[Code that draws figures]
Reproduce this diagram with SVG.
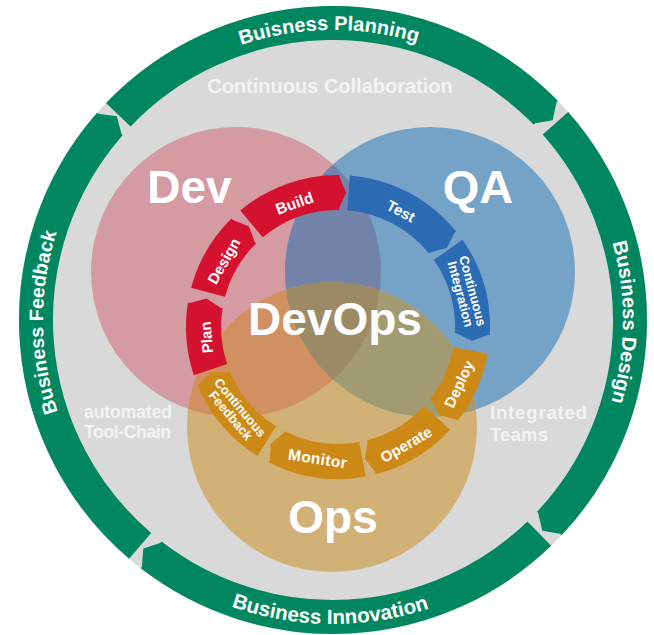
<svg xmlns="http://www.w3.org/2000/svg" width="654" height="635" viewBox="0 0 654 635">
<style>
.t{font-family:"Liberation Sans",Arial,Helvetica,sans-serif;font-weight:bold;fill:#fff}
.soft{fill:#f3f3f3}
.ring{fill:none;stroke:#00875f;stroke-width:34}
.gtip{fill:#00875f}
.seg{fill:none;stroke-width:35}
.red{stroke:#d4112f}.redf{fill:#d4112f}
.blue{stroke:#2b6cb4}.bluef{fill:#2b6cb4}
.org{stroke:#cd8916}.orgf{fill:#cd8916}
</style>
<defs>
<clipPath id="cDev"><circle cx="236" cy="272" r="145"/></clipPath>
<clipPath id="cQA"><circle cx="430" cy="272" r="145"/></clipPath>
<path id="pTop" d="M127.94,114.94 A290,290 0 0 1 538.06,114.94"/>
<path id="pBot" d="M118.04,534.96 A304,304 0 0 0 547.96,534.96"/>
<path id="pLeft" d="M127.94,525.06 A290,290 0 0 1 127.94,114.94"/>
<path id="pRight" d="M538.06,114.94 A290,290 0 0 1 538.06,525.06"/>
<polygon id="gTip" points="280,-1 314,-1 296.8,10.4"/>
<polygon id="cTip" points="117,-0.8 152,-0.8 134.3,7.0"/>
</defs>

<circle id="disk" cx="333" cy="320" r="314" fill="#d9d9d9"/>

<g id="business-planning">
<circle class="ring" r="297" stroke-dasharray="476.9 2000" transform="translate(333,320) rotate(223.7)"/>
<use href="#gTip" class="gtip" transform="translate(333,320) rotate(315.7)"/>
<text class="t" font-size="20"><textPath href="#pTop" startOffset="49.1%" text-anchor="middle">Buisness Planning</textPath></text>
</g>
<g id="business-design">
<circle class="ring" r="297" stroke-dasharray="439 2000" transform="translate(333,320) rotate(318.5)"/>
<use href="#gTip" class="gtip" transform="translate(333,320) rotate(403.2)"/>
<text class="t" font-size="20"><textPath href="#pRight" startOffset="50.5%" text-anchor="middle">Business Design</textPath></text>
</g>
<g id="business-innovation">
<circle class="ring" r="297" stroke-dasharray="423.5 2000" transform="translate(333,320) rotate(46)"/>
<use href="#gTip" class="gtip" transform="translate(333,320) rotate(127.7)"/>
<text class="t" font-size="20.6"><textPath href="#pBot" startOffset="49.4%" text-anchor="middle">Business Innovation</textPath></text>
</g>
<g id="business-feedback">
<circle class="ring" r="297" stroke-dasharray="470.7 2000" transform="translate(333,320) rotate(130.5)"/>
<use href="#gTip" class="gtip" transform="translate(333,320) rotate(221.3)"/>
<text class="t" font-size="19.5"><textPath href="#pLeft" startOffset="49.5%" text-anchor="middle">Business Feedback</textPath></text>
</g>

<g id="captions">
<text class="t soft" x="330" y="93" font-size="20" text-anchor="middle">Continuous Collaboration</text>
<text class="t soft" font-size="17.5"><tspan x="84" y="418" textLength="88">automated</tspan><tspan x="84" y="438" textLength="87">Tool-Chain</tspan></text>
<text class="t soft" font-size="18.5"><tspan x="490" y="419" textLength="97">Integrated</tspan><tspan x="490" y="441" textLength="58">Teams</tspan></text>
</g>

<g id="venn">
<circle id="dev" cx="236" cy="272" r="145" fill="#d49ba2"/>
<circle id="qa" cx="430" cy="272" r="145" fill="#75a3c8"/>
<circle id="ops" cx="332" cy="427" r="145" fill="#d2b176"/>
<circle cx="430" cy="272" r="145" fill="#7383aa" clip-path="url(#cDev)"/>
<circle cx="332" cy="427" r="145" fill="#d09060" clip-path="url(#cDev)"/>
<circle cx="332" cy="427" r="145" fill="#a09b73" clip-path="url(#cQA)"/>
<g clip-path="url(#cDev)"><circle cx="332" cy="427" r="145" fill="#9c8a66" clip-path="url(#cQA)"/></g>
</g>

<g id="cycle">
<g id="plan">
<circle class="seg red" r="134.5" stroke-dasharray="65 1000" transform="translate(338,327) rotate(161.5)"/>
<use href="#cTip" class="redf" transform="translate(338,327) rotate(189.2)"/>
<text class="t" font-size="15" text-anchor="middle" dy="5.4" transform="translate(206.4,337.4) rotate(-94.5)">Plan</text>
</g>
<g id="design">
<circle class="seg red" r="134.5" stroke-dasharray="71.6 1000" transform="translate(338,327) rotate(195)"/>
<use href="#cTip" class="redf" transform="translate(338,327) rotate(225.5)"/>
<text class="t" font-size="15" text-anchor="middle" dy="5.4" transform="translate(223.7,261) rotate(-60)">Design</text>
</g>
<g id="build">
<circle class="seg red" r="134.5" stroke-dasharray="95.1 1000" transform="translate(338,327) rotate(230)"/>
<use href="#cTip" class="redf" transform="translate(338,327) rotate(270.5)"/>
<text class="t" font-size="15.5" text-anchor="middle" dy="5.5" transform="translate(294.5,203) rotate(-19.5)">Build</text>
</g>
<g id="test">
<circle class="seg blue" r="134.5" stroke-dasharray="109.2 1000" transform="translate(338,327) rotate(274.5)"/>
<use href="#cTip" class="bluef" transform="translate(338,327) rotate(321)"/>
<text class="t" font-size="15" text-anchor="middle" dy="5.4" transform="translate(401,211) rotate(28.5)">Test</text>
</g>
<g id="continuous-integration">
<circle class="seg blue" r="134.5" stroke-dasharray="89.2 1000" transform="translate(338,327) rotate(325)"/>
<use href="#cTip" class="bluef" transform="translate(338,327) rotate(363)"/>
<text class="t" font-size="13" text-anchor="middle" transform="translate(467.4,292.3) rotate(75)"><tspan x="0" y="-1">Continuous</tspan><tspan x="0" y="11.5">Integration</tspan></text>
</g>
<g id="deploy">
<circle class="seg org" r="134.5" stroke-dasharray="65.7 1000" transform="translate(338,327) rotate(10)"/>
<use href="#cTip" class="orgf" transform="translate(338,327) rotate(38)"/>
<text class="t" font-size="15" text-anchor="middle" dy="5.4" transform="translate(459,384) rotate(-65)">Deploy</text>
</g>
<g id="operate">
<circle class="seg org" r="134.5" stroke-dasharray="77.5 1000" transform="translate(338,327) rotate(42.5)"/>
<use href="#cTip" class="orgf" transform="translate(338,327) rotate(75.5)"/>
<text class="t" font-size="15" text-anchor="middle" dy="5.4" transform="translate(406,444.5) rotate(-30)">Operate</text>
</g>
<g id="monitor">
<circle class="seg org" r="134.5" stroke-dasharray="88 1000" transform="translate(338,327) rotate(79.5)"/>
<use href="#cTip" class="orgf" transform="translate(338,327) rotate(117)"/>
<text class="t" font-size="15.5" text-anchor="middle" dy="5.5" textLength="59" transform="translate(317.5,458.5) rotate(8.5)">Monitor</text>
</g>
<g id="continuous-feedback">
<circle class="seg org" r="134.5" stroke-dasharray="83.3 1000" transform="translate(338,327) rotate(122)"/>
<use href="#cTip" class="orgf" transform="translate(338,327) rotate(157.5)"/>
<text class="t" font-size="13" text-anchor="middle" transform="translate(236,411) rotate(50)"><tspan x="0" y="-1">Continuous</tspan><tspan x="0" y="11.5">Feedback</tspan></text>
</g>
</g>

<g id="titles">
<text class="t" x="189.5" y="203" font-size="46" text-anchor="middle">Dev</text>
<text class="t" x="478" y="203" font-size="47" text-anchor="middle">QA</text>
<text class="t" x="335" y="335" font-size="46" text-anchor="middle">DevOps</text>
<text class="t" x="333" y="533" font-size="46" text-anchor="middle">Ops</text>
</g>
<g id="connectors"/>
</svg>
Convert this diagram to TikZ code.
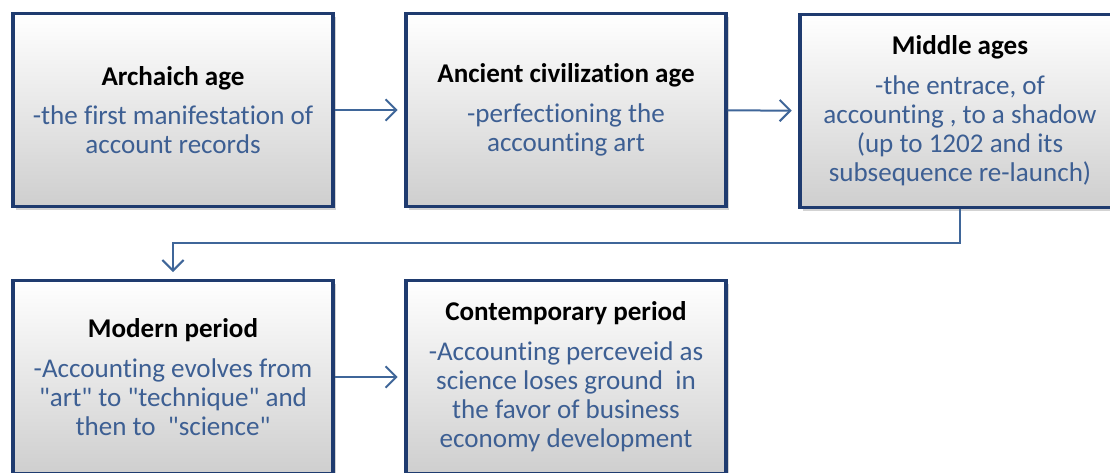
\documentclass[tikz,border=0pt]{standalone}
\usepackage{fontspec}
\setmainfont{Carlito}[Ligatures={TeX,NoCommon}]
\usetikzlibrary{arrows.meta,shadows}
\definecolor{boxline}{HTML}{1F3B6F}
\definecolor{bodytext}{HTML}{3D5F93}
\definecolor{linkline}{HTML}{3F6699}

\begin{document}
\begin{tikzpicture}[x=0.75pt, y=-0.75pt, period/.style={rectangle, draw=boxline, line width=2.4pt, top color=white, bottom color=gray!38, minimum width=240pt, minimum height=145pt, align=center, inner sep=0pt, text=bodytext, font=\fontsize{20.3}{21.75}\selectfont, drop shadow={shadow xshift=2pt, shadow yshift=-2.5pt, opacity=0.35}}, link/.style={-{Straight Barb[length=8pt, width=16pt]}, line width=1.5pt, draw=linkline, shorten >=5pt}]
                \useasboundingbox (0,0) rectangle (1110,472);
                % nodes
                \node[period] (arch) at (173,110) {{\color{black}\fontsize{20.3}{21.75}\selectfont\bfseries Archaich age}\\[8pt]-the first manifestation of\\ account records};
                \node[period] (anc) at (566,110) {{\color{black}\fontsize{20.3}{21.75}\selectfont\bfseries Ancient civilization age}\\[8pt]-perfectioning the\\ accounting art};
                \node[period] (mid) at (960,111) {{\color{black}\fontsize{20.3}{21.75}\selectfont\bfseries Middle ages}\\[8pt]-the entrace, of\\ accounting , to a shadow\\ (up to 1202 and its\\ subsequence re-launch)};
                \node[period] (mod) at (173,377) {{\color{black}\fontsize{20.3}{21.75}\selectfont\bfseries Modern period}\\[8pt]-Accounting evolves from\\ \textquotedbl art\textquotedbl{} to \textquotedbl technique\textquotedbl{} and\\ then to~~\textquotedbl science\textquotedbl};
                \node[period] (cont) at (566,377) {{\color{black}\fontsize{20.3}{21.75}\selectfont\bfseries Contemporary period}\\[8pt]-Accounting perceveid as\\ science loses ground~~in\\ the favor of business\\ economy development};
                % edges
                \draw[link] (arch) -- (anc);
                \draw[link] (anc) -- (mid);
                \draw[link] (mid.south) -- ++(0,34) -| (mod.north);
                \draw[link] (mod) -- (cont);
            \end{tikzpicture}
\end{document}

▶ **PROBLEM DESCRIPTION**: Search the data for "this". Copy every line that has it.

▶ **EXERCISE SOLUTION**:
Reproduce this diagram with SVG.
Convert this diagram to TikZ code.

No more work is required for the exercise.